>>>>>
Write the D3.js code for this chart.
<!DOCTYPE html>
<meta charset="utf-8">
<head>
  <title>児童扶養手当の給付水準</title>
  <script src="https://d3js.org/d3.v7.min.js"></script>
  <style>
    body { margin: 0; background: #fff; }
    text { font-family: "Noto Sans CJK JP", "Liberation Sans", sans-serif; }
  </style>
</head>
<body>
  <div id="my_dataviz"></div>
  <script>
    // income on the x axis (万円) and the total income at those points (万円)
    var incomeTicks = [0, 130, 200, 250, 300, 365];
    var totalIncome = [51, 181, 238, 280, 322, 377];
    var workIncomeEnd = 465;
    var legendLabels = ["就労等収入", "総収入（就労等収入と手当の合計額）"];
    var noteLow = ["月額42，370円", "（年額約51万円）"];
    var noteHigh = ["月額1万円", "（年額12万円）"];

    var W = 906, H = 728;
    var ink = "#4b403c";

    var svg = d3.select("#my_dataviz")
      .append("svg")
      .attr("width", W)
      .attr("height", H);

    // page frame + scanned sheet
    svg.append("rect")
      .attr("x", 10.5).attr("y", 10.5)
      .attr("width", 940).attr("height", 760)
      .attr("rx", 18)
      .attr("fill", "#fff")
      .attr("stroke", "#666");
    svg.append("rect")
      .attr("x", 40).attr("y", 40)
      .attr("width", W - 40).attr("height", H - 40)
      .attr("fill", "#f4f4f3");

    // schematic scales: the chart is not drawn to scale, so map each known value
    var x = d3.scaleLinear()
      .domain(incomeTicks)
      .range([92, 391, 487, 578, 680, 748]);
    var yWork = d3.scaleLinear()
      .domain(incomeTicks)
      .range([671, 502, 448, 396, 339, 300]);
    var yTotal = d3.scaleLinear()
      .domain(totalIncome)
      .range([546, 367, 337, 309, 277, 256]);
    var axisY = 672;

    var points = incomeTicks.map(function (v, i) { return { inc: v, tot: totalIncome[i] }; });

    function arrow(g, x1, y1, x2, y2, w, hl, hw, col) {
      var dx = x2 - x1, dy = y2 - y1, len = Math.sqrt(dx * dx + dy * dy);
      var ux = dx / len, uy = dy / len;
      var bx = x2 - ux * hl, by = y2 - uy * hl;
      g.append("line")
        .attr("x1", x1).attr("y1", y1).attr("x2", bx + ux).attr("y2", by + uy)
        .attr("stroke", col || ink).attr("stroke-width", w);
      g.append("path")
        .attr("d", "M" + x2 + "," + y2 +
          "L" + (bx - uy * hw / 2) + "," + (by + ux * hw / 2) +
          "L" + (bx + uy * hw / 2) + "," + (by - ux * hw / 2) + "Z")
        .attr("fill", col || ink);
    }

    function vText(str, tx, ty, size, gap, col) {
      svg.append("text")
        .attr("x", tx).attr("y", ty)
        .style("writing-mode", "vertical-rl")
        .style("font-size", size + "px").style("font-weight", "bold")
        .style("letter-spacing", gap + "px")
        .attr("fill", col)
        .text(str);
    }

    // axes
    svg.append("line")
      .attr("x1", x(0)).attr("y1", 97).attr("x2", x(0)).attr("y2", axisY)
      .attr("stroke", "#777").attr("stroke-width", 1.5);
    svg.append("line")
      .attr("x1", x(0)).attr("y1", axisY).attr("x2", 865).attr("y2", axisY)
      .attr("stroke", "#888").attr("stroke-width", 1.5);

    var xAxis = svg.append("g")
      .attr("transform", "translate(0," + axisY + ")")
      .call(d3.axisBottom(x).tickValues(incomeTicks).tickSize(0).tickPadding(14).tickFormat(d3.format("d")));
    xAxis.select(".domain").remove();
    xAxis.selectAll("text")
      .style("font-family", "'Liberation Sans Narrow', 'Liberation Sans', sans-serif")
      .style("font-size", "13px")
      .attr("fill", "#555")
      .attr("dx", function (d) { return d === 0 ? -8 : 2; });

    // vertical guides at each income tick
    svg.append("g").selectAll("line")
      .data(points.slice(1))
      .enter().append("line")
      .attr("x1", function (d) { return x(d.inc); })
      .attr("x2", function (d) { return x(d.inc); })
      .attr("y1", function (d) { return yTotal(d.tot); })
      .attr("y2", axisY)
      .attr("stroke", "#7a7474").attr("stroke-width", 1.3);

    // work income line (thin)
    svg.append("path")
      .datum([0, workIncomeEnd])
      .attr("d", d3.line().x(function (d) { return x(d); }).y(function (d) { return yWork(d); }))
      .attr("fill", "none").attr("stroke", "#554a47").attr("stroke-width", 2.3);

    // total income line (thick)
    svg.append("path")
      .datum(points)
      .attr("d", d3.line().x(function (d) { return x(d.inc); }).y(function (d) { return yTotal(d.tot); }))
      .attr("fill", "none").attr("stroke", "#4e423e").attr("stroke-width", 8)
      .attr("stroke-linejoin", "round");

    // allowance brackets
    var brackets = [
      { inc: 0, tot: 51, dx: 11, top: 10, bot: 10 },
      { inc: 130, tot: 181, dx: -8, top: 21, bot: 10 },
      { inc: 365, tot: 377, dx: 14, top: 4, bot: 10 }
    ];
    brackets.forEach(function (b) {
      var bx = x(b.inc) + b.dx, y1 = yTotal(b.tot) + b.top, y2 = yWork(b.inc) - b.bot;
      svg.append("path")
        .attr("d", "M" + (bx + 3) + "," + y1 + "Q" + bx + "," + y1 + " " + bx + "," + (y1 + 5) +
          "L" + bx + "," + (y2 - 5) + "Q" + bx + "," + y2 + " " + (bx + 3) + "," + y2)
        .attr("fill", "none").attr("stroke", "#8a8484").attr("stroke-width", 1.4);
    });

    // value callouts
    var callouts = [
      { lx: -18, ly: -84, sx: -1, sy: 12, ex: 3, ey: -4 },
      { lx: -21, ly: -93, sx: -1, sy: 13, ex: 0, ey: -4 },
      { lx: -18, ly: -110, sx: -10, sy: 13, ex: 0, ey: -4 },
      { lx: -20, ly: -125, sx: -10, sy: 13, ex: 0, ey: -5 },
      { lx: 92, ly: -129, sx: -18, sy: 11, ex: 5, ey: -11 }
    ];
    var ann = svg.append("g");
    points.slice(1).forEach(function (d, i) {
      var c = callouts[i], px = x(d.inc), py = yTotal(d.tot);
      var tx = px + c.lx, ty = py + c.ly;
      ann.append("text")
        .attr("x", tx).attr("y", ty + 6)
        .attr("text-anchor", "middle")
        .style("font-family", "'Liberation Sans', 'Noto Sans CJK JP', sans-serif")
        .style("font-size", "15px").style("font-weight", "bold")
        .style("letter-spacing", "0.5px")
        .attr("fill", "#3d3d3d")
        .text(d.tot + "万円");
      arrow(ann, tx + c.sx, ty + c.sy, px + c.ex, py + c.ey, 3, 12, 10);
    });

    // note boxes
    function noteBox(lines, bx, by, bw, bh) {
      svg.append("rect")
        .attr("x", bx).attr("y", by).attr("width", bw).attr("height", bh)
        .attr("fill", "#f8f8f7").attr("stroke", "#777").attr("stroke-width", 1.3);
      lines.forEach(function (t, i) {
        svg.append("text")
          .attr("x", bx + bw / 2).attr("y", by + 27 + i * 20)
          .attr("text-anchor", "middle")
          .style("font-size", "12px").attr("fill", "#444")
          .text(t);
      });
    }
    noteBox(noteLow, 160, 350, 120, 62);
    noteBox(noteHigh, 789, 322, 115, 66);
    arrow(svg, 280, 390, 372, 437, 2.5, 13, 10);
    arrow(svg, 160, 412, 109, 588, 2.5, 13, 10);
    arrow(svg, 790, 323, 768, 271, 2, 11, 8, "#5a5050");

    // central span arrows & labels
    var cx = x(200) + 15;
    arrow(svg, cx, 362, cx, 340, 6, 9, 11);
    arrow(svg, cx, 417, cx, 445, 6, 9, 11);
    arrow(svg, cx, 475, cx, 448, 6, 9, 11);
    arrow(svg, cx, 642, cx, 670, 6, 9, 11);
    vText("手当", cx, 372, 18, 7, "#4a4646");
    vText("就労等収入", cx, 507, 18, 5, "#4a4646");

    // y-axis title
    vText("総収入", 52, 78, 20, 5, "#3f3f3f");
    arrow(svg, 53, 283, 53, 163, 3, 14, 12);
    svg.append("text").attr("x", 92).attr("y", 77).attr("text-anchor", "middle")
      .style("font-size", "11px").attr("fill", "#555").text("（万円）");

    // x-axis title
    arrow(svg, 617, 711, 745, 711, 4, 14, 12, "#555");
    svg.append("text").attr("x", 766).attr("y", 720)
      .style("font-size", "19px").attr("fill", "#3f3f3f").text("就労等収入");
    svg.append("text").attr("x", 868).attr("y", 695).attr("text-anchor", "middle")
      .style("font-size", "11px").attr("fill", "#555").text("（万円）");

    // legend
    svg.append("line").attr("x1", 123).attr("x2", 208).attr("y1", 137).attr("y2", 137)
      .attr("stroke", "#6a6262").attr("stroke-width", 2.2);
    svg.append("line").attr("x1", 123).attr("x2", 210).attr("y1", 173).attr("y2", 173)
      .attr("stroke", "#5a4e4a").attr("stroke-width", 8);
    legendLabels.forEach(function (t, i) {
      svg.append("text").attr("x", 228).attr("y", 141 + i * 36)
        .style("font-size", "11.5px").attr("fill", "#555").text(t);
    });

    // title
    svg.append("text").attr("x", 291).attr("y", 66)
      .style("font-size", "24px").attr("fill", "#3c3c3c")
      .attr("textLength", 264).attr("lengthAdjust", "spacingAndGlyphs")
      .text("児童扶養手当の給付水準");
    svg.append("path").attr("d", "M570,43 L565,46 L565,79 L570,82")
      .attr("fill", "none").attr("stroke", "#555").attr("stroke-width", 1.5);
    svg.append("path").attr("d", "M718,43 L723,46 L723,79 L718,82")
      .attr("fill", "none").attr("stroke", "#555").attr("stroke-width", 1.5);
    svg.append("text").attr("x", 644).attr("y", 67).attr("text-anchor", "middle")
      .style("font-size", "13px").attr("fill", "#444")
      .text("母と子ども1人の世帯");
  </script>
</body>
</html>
<<<<<
### Work to complete
Identify the lines of the data that contain the word "chart". Copy each of them.

### Response to this exercise
Write the D3.js code for this chart.
    // schematic scales: the chart is not drawn to scale, so map each known value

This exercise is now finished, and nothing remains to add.